Work with your colleagues to nurture a culture of dialogue. Every problem constitutes an opportunity to transform the context and to build community involvement and co-intelligence. Support the use of citizen deliberative councils to provide guidance and political impetus -- and to stimulate dialogue -- at all levels of governance. (Again, see The story of Pat and Pat, the view from the year 2020.)

Explore how there could be a care-ful shift of more governmental functions from the public sector to the "social sector" -- the world of nonprofits, volunteers, and community collaborations. See what you can do to actually empower the social sector to do these jobs well, rather than just transferring social services to for-profit corporations.

Notice how volunteering for greater answerability builds respect. Support changes that reduce the power of money over politics and media.

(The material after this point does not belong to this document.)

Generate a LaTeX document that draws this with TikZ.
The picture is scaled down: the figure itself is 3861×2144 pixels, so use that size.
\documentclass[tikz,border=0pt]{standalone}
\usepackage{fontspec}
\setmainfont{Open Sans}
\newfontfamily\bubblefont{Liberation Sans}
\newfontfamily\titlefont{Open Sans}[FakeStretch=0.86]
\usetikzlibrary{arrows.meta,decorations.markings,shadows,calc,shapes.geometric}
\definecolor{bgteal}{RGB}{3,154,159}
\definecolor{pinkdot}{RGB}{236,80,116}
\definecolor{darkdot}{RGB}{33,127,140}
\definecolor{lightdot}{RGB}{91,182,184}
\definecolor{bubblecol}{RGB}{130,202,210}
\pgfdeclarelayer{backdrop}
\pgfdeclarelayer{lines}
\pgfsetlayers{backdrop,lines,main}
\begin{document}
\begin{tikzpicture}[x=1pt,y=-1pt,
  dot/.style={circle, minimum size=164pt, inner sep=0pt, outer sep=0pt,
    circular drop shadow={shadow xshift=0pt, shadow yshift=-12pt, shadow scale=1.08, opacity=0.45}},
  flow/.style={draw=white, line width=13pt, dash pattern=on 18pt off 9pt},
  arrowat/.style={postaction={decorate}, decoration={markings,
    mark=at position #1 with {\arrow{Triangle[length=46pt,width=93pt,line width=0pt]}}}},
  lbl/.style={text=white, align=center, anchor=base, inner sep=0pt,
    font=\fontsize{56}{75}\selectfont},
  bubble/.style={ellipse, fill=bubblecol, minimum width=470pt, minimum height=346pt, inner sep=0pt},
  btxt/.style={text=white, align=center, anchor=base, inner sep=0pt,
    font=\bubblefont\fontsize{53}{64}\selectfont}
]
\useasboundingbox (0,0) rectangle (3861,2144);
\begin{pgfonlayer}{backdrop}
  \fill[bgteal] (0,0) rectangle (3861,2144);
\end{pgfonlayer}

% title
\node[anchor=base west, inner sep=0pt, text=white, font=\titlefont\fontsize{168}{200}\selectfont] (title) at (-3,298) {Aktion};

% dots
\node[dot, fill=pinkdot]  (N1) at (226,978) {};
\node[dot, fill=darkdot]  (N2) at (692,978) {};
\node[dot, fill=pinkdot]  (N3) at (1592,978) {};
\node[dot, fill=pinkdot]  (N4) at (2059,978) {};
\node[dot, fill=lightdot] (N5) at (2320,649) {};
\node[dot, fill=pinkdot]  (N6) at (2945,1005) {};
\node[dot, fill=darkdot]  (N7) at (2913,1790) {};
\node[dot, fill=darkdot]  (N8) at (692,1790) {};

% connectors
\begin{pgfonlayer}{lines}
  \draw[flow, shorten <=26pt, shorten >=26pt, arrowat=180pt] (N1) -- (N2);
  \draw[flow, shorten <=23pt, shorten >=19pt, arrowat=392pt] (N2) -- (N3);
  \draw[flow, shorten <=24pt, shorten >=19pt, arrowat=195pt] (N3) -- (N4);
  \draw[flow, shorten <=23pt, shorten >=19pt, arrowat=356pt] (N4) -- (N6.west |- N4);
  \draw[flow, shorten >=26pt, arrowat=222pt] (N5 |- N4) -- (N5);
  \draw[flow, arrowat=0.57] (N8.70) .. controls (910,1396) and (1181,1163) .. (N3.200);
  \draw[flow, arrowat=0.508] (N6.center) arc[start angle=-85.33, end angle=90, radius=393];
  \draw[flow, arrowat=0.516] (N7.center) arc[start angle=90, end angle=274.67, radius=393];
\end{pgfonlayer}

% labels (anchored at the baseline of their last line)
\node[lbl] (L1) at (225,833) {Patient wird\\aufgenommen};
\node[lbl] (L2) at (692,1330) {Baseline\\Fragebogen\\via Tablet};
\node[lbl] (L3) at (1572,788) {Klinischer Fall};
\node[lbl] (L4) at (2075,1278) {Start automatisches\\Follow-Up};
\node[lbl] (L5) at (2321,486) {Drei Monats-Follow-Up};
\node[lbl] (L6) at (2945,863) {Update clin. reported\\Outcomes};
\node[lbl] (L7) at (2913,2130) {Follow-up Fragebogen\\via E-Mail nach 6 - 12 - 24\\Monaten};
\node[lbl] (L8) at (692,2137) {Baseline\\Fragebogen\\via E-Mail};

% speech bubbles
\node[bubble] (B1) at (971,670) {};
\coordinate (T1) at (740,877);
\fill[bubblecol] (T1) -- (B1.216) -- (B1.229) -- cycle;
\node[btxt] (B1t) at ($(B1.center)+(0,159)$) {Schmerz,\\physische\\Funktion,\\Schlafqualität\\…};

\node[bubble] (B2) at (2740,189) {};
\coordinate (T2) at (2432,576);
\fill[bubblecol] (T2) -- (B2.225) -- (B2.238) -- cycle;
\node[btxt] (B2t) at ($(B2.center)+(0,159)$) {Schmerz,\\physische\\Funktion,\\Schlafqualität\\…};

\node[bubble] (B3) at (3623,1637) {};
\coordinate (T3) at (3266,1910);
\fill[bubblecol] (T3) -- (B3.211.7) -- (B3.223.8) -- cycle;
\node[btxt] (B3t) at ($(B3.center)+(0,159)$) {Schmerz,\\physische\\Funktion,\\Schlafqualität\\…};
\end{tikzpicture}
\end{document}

Talk to your constituents about the need for empowered, self-reliant, self-organizing communities. Use your grassroots election efforts to build community networks that outlast the election. Encourage grassroots action of all kinds.

IF YOU ARE A BUSINESSPERSON, CONSULTANT OR INVESTOR

Seriously consider supporting community-based, ecological enterprises and the social sector. Most socially responsible investing compares favorably with other strategies.

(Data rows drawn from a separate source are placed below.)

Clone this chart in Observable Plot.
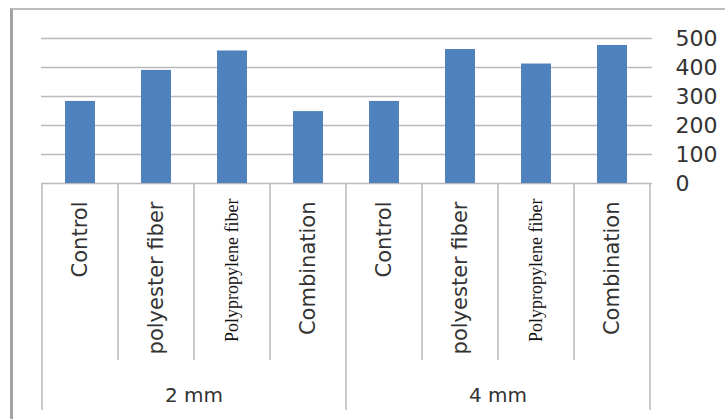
<!DOCTYPE html>
<html>
<head>
<meta charset="utf-8">
<script src="https://cdn.jsdelivr.net/npm/d3@7"></script>
<script src="https://cdn.jsdelivr.net/npm/@observablehq/plot@0.6"></script>
<style>
  html, body { margin: 0; padding: 0; background: #fff; }
  #wrap { position: relative; width: 725px; height: 419px; overflow: hidden; }
  #wrap svg { display: block; }
  #frame { position: absolute; left: 10px; top: 8px; right: -4px; bottom: -4px;
           border-left: 3px solid #a2a2a2; border-top: 2px solid #bdbdbd; pointer-events: none; }
</style>
</head>
<body>
<div id="wrap"><div id="frame"></div></div>
<script>
// ---- data ----
const groupNames = ["2 mm", "4 mm"];
const fiberTypes = ["Control", "polyester fiber", "Polypropylene fiber", "Combination"];
const values2mm = [283, 390, 457, 248];
const values4mm = [283, 462, 412, 476];
const yTicks = [0, 100, 200, 300, 400, 500];

const groupValues = [values2mm, values4mm];
const data = groupNames.flatMap((g, gi) =>
  fiberTypes.map((t, ti) => ({group: g, type: t, key: g + "|" + t, value: groupValues[gi][ti]}))
);
const keys = data.map(d => d.key);

const sansFont = "DejaVu Sans";
const serifFont = "Liberation Serif";

// table of category cells + group labels, drawn through the x scale
function categoryTable(index, scales, values, dims) {
  const x = scales.x;
  const step = typeof x.step === "function" ? x.step()
    : (dims.width - dims.marginLeft - dims.marginRight) / keys.length;
  const bw = typeof x.bandwidth === "function" ? x.bandwidth() : step * 0.4;
  const pad = (step - bw) / 2;
  const y0 = dims.height - dims.marginBottom;
  const g = d3.create("svg:g");
  const bounds = keys.map(k => x(k) - pad);
  bounds.push(x(keys[keys.length - 1]) + bw + pad);
  bounds.forEach((bx, i) => {
    const outer = i % fiberTypes.length === 0;
    g.append("line")
      .attr("x1", bx).attr("x2", bx)
      .attr("y1", y0).attr("y2", y0 + (outer ? 227 : 177))
      .attr("stroke", "#bdbdbd").attr("stroke-width", 1.6);
  });
  groupNames.forEach((gname, gi) => {
    const first = bounds[gi * fiberTypes.length];
    const last = bounds[(gi + 1) * fiberTypes.length];
    g.append("text")
      .attr("x", (first + last) / 2)
      .attr("y", y0 + 213)
      .attr("text-anchor", "middle")
      .attr("dominant-baseline", "middle")
      .attr("font-family", sansFont)
      .attr("font-size", 20)
      .attr("fill", "#333")
      .text(gname);
  });
  return g.node();
}

const chart = Plot.plot({
  width: 725,
  height: 419,
  marginLeft: 41,
  marginRight: 73,
  marginTop: 38,
  marginBottom: 236,
  style: {fontFamily: sansFont, fontSize: "22px", color: "#333", background: "transparent"},
  x: {domain: keys, paddingInner: 0.6, paddingOuter: 0.3, axis: null},
  y: {domain: [0, 500], axis: "right", ticks: yTicks, tickSize: 0, tickPadding: 23, label: null},
  marks: [
    Plot.ruleY(yTicks, {stroke: "#bababa", strokeWidth: 1.6}),
    Plot.barY(data, {x: "key", y: "value", fill: "#4f81bd"}),
    categoryTable,
    Plot.text(data.filter(d => d.type !== "Polypropylene fiber"), {
      x: "key", text: "type", frameAnchor: "bottom", dy: 18,
      rotate: -90, textAnchor: "end", lineAnchor: "middle",
      fontFamily: sansFont, fontSize: 21, fill: "#333"
    }),
    Plot.text(data.filter(d => d.type === "Polypropylene fiber"), {
      x: "key", text: "type", frameAnchor: "bottom", dy: 15,
      rotate: -90, textAnchor: "end", lineAnchor: "middle",
      fontFamily: serifFont, fontSize: 18, fill: "#111"
    })
  ]
});
document.getElementById("wrap").prepend(chart);
</script>
</body>
</html>
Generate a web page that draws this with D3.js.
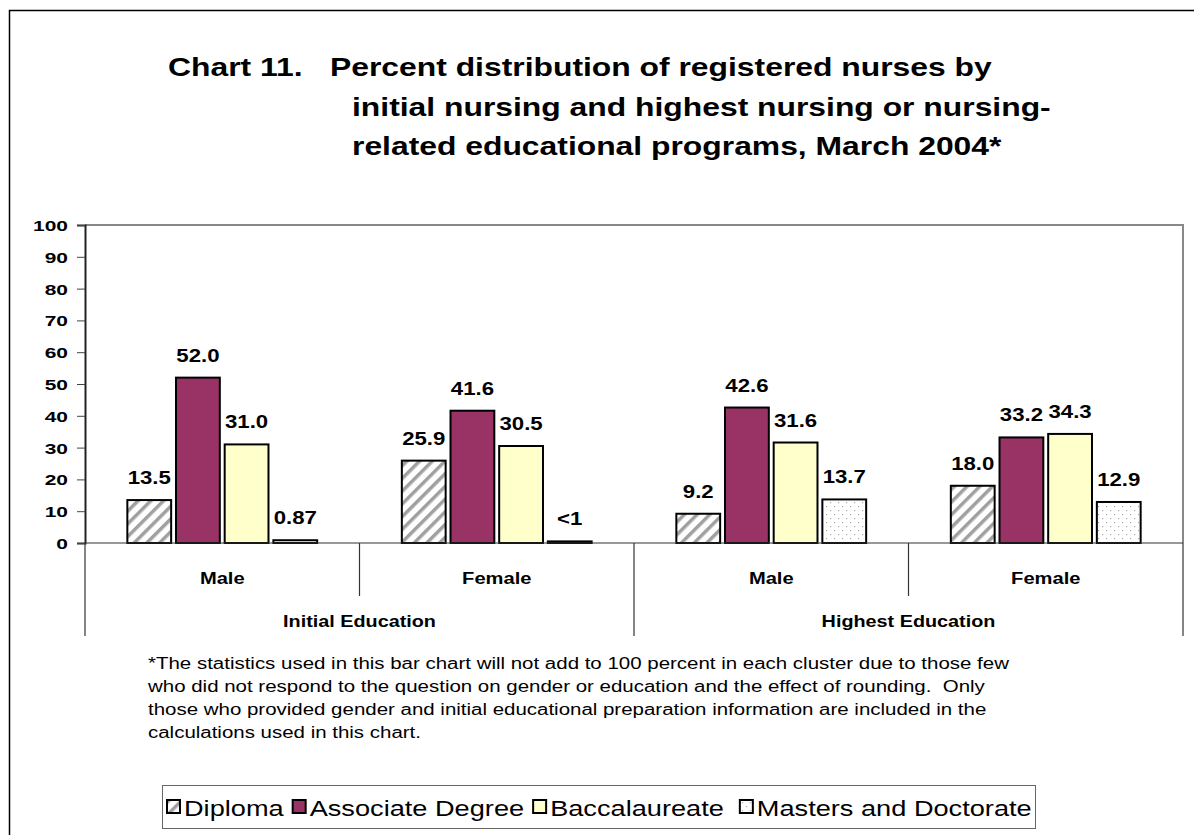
<!DOCTYPE html>
<head>
<style type="text/css">
	body { margin: 0; background: #fff; }
	text { font-family: Arial, "Liberation Sans", sans-serif; }
</style>
</head>
<script src="https://d3js.org/d3.v7.min.js"></script>
<body>
	<svg width="1194" height="835"></svg>
	<script>
	// data
	var groups = ["Initial Education", "Highest Education"];
	var categories = ["Male", "Female", "Male", "Female"];
	var series = ["Diploma", "Associate Degree", "Baccalaureate", "Masters and Doctorate"];
	var diploma = [13.5, 25.9, 9.2, 18.0];
	var associate = [52.0, 41.6, 42.6, 33.2];
	var baccalaureate = [31.0, 30.5, 31.6, 34.3];
	var masters = [0.87, 0.5, 13.7, 12.9];
	var labels = [
		["13.5", "52.0", "31.0", "0.87"],
		["25.9", "41.6", "30.5", "<1"],
		["9.2", "42.6", "31.6", "13.7"],
		["18.0", "33.2", "34.3", "12.9"]
	];
	var yTicks = [0, 10, 20, 30, 40, 50, 60, 70, 80, 90, 100];

	var svg = d3.select("svg");
	var mLeft = 85, mRight = 1183, mTop = 225, mBottom = 543;

	// the original picture is stretched sideways, so text is widened too
	function stretch(sel, sx) {
		sel.each(function() {
			var t = d3.select(this);
			var tx = +t.attr("x") || 0, ty = +t.attr("y") || 0;
			t.attr("x", 0).attr("y", 0)
				.attr("transform", "translate(" + tx + "," + ty + ") scale(" + sx + ",1)");
		});
	}

	var defs = svg.append("defs");
	var hatch = defs.append("pattern")
		.attr("id", "hatch")
		.attr("patternUnits", "userSpaceOnUse")
		.attr("width", 9).attr("height", 9)
		.attr("patternTransform", "rotate(45)");
	hatch.append("rect").attr("width", 9).attr("height", 9).attr("fill", "#fff");
	hatch.append("rect").attr("x", 0).attr("width", 3.5).attr("height", 9).attr("fill", "#a0a0a0");

	var dots = defs.append("pattern")
		.attr("id", "dots")
		.attr("patternUnits", "userSpaceOnUse")
		.attr("width", 8).attr("height", 8);
	dots.append("rect").attr("width", 8).attr("height", 8).attr("fill", "#fff");
	dots.append("rect").attr("x", 2).attr("y", 2).attr("width", 1.2).attr("height", 1.2).attr("fill", "#aaa");
	dots.append("rect").attr("x", 6).attr("y", 6).attr("width", 1.2).attr("height", 1.2).attr("fill", "#aaa");

	var fills = ["url(#hatch)", "#993366", "#ffffcc", "url(#dots)"];

	// outer frame (right and bottom edges fall outside the picture)
	svg.append("path")
		.attr("d", "M9.5,840V10.5H1200")
		.attr("fill", "none").attr("stroke", "#000").attr("stroke-width", 1.5);

	// title
	var title = svg.append("g").attr("font-weight", "bold").attr("font-size", 26);
	title.append("text").attr("x", 168).attr("y", 76).text("Chart 11.");
	title.append("text").attr("x", 330).attr("y", 76).text("Percent distribution of registered nurses by");
	title.append("text").attr("x", 352).attr("y", 116).text("initial nursing and highest nursing or nursing-");
	title.append("text").attr("x", 352).attr("y", 155).text("related educational programs, March 2004*");
	stretch(title.selectAll("text"), 1.225);

	var x0 = d3.scaleBand()
		.domain(d3.range(categories.length))
		.range([mLeft, mRight]);

	var x1 = d3.scaleBand()
		.domain(series)
		.range([0, x0.bandwidth()])
		.paddingInner(0.1)
		.paddingOuter(0.87);

	var y = d3.scaleLinear()
		.domain([0, 100])
		.range([mBottom, mTop]);

	// plot frame
	svg.append("path")
		.attr("d", "M" + mLeft + "," + y(100) + "H" + mRight + "V" + y(0))
		.attr("fill", "none").attr("stroke", "#888").attr("stroke-width", 2);

	var yAxis = svg.append("g")
		.attr("transform", "translate(" + mLeft + ",0)")
		.call(d3.axisLeft(y).tickValues(yTicks).tickSize(8).tickPadding(5));
	yAxis.select(".domain").attr("stroke", "#222").attr("stroke-width", 2);
	yAxis.selectAll(".tick line").attr("stroke", "#444");
	yAxis.selectAll("text")
		.attr("font-size", 15.5).attr("font-weight", "bold").attr("fill", "#000")
		.attr("font-family", "Arial, 'Liberation Sans', sans-serif")
		.attr("dy", "0.35em")
		.attr("x", -17);
	stretch(yAxis.selectAll("text"), 1.35);

	var values = [diploma, associate, baccalaureate, masters];
	var cells = [];
	categories.forEach(function(c, i) {
		series.forEach(function(s, j) {
			cells.push({ cat: i, s: s, j: j, v: values[j][i], label: labels[i][j] });
		});
	});

	var bars = svg.append("g");
	bars.selectAll("rect")
		.data(cells)
		.enter().append("rect")
		.attr("x", function(d) { return x0(d.cat) + x1(d.s); })
		.attr("y", function(d) { return y(d.v); })
		.attr("width", x1.bandwidth())
		.attr("height", function(d) { return y(0) - y(d.v); })
		.attr("fill", function(d) { return fills[d.j]; })
		.attr("stroke", "#000")
		.attr("stroke-width", 2);

	var vals = bars.selectAll("text")
		.data(cells)
		.enter().append("text")
		.attr("x", function(d) { return x0(d.cat) + x1(d.s) + x1.bandwidth() / 2; })
		.attr("y", function(d) { return y(d.v) - 16; })
		.attr("text-anchor", "middle")
		.attr("font-size", 18.5)
		.attr("font-weight", "bold")
		.text(function(d) { return d.label; });
	stretch(vals, 1.2);

	// category axis
	var cat = svg.append("g");
	cat.append("line")
		.attr("x1", mLeft).attr("x2", mRight).attr("y1", y(0)).attr("y2", y(0))
		.attr("stroke", "#333").attr("stroke-width", 1.2);
	var seps = d3.range(categories.length + 1);
	cat.selectAll("line.sep")
		.data(seps)
		.enter().append("line")
		.attr("class", "sep")
		.attr("x1", function(i) { return i < categories.length ? x0(i) : mRight; })
		.attr("x2", function(i) { return i < categories.length ? x0(i) : mRight; })
		.attr("y1", y(0))
		.attr("y2", function(i) { return i % 2 === 0 ? 636 : 596; })
		.attr("stroke", "#333").attr("stroke-width", 1.2);
	var catText = cat.selectAll("text.cat")
		.data(categories)
		.enter().append("text")
		.attr("class", "cat")
		.attr("x", function(d, i) { return x0(i) + x0.bandwidth() / 2; })
		.attr("y", 584)
		.attr("text-anchor", "middle")
		.attr("font-size", 16.5).attr("font-weight", "bold")
		.text(function(d) { return d; });
	var grpText = cat.selectAll("text.grp")
		.data(groups)
		.enter().append("text")
		.attr("class", "grp")
		.attr("x", function(d, i) { return x0(i * 2) + x0.bandwidth(); })
		.attr("y", 627)
		.attr("text-anchor", "middle")
		.attr("font-size", 16.5).attr("font-weight", "bold")
		.text(function(d) { return d; });
	stretch(catText, 1.22);
	stretch(grpText, 1.2);

	// footnote
	var note = [
		"*The statistics used in this bar chart will not add to 100 percent in each cluster due to those few",
		"who did not respond to the question on gender or education and the effect of rounding.  Only",
		"those who provided gender and initial educational preparation information are included in the",
		"calculations used in this chart."
	];
	var noteText = svg.append("g").selectAll("text")
		.data(note)
		.enter().append("text")
		.attr("x", 148)
		.attr("y", function(d, i) { return 669 + i * 23; })
		.attr("font-size", 16)
		.attr("xml:space", "preserve")
		.style("white-space", "pre")
		.text(function(d) { return d; });
	stretch(noteText, 1.28);

	// legend, items laid out one after another
	var legend = svg.append("g");
	legend.append("rect")
		.attr("x", 162.5).attr("y", 785.5).attr("width", 873).attr("height", 43)
		.attr("fill", "#fff").attr("stroke", "#666").attr("stroke-width", 1);
	var legSx = 1.235, legGap = [9, 9, 16];
	var cursor = 167;
	series.forEach(function(s, i) {
		var g = legend.append("g").attr("transform", "translate(" + cursor + ",800)");
		g.append("rect")
			.attr("width", 13).attr("height", 13)
			.attr("fill", fills[i])
			.attr("stroke", "#000").attr("stroke-width", 2);
		var t = g.append("text")
			.attr("x", 17).attr("y", 16)
			.attr("font-size", 22)
			.text(s);
		var w = t.node().getComputedTextLength() * legSx;
		stretch(t, legSx);
		cursor += 17 + w + (legGap[i] || 0);
	});
	</script>
</body>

Learn more about The Natural Step which helps businesses figure out how they can operate sustainably within natural systems. Learn about the impact of your work on the long-term welfare of natural and human communities.

Support the participation of all stakeholders in plotting the course of the businesses they're connected to, especially local ones. Engage these stakeholders -- stockholders, managers, staff, all departments, customers, suppliers, competitors, symbiotic enterprises, government officials, community representatives, and anyone else affected -- in generative dialogue formats like Open Space Conferences.

Make your organization a learning organization (see the work of Peter Senge and others).

All this would be much easier for you and everyone else like you, if there are government policies and laws -- such as green taxes and corporate answerability systems -- that level the ethical playing field for everyone. It is easier for individual companies to act ethically when everyone else has to, also. Push for these laws and, in the meantime, push your company as far as it can go in monitoring its own ethical behavior.

IF YOU ARE AN ACADEMIC, RESEARCHER OR PHILOSOPHER

Explore ways your work could build understanding of the field of co-intelligence.

Help weave all relevant disciplines, theories and approaches into the fabric of co-intelligence-as-a-field. Find and build synergies among all these disciplines, theories and approaches. Help bridge between theory and practice.

Research ways to increase the wisdom of public behavior and public policy. This includes experiments in generating community wisdom (as with citizen deliberative councils) and in the many other sources of wisdom and how they can be enhanced and productively used.

Engage political, social and economic powerholders and the public in this new way of thinking. Teach accessible seminars and courses for all these audiences, as well as your usual students.

Encourage graduate students to help create balanced information and dialogue on public issues that will enhance citizens' ability to reflect and deliberate on these issues.

Offer your expertise to be "on tap" to duly convened citizen deliberative councils, rather than "on top" in the elite deliberations of powerholders. Explore with colleagues how to best apply your knowledge in service to human and natural communities.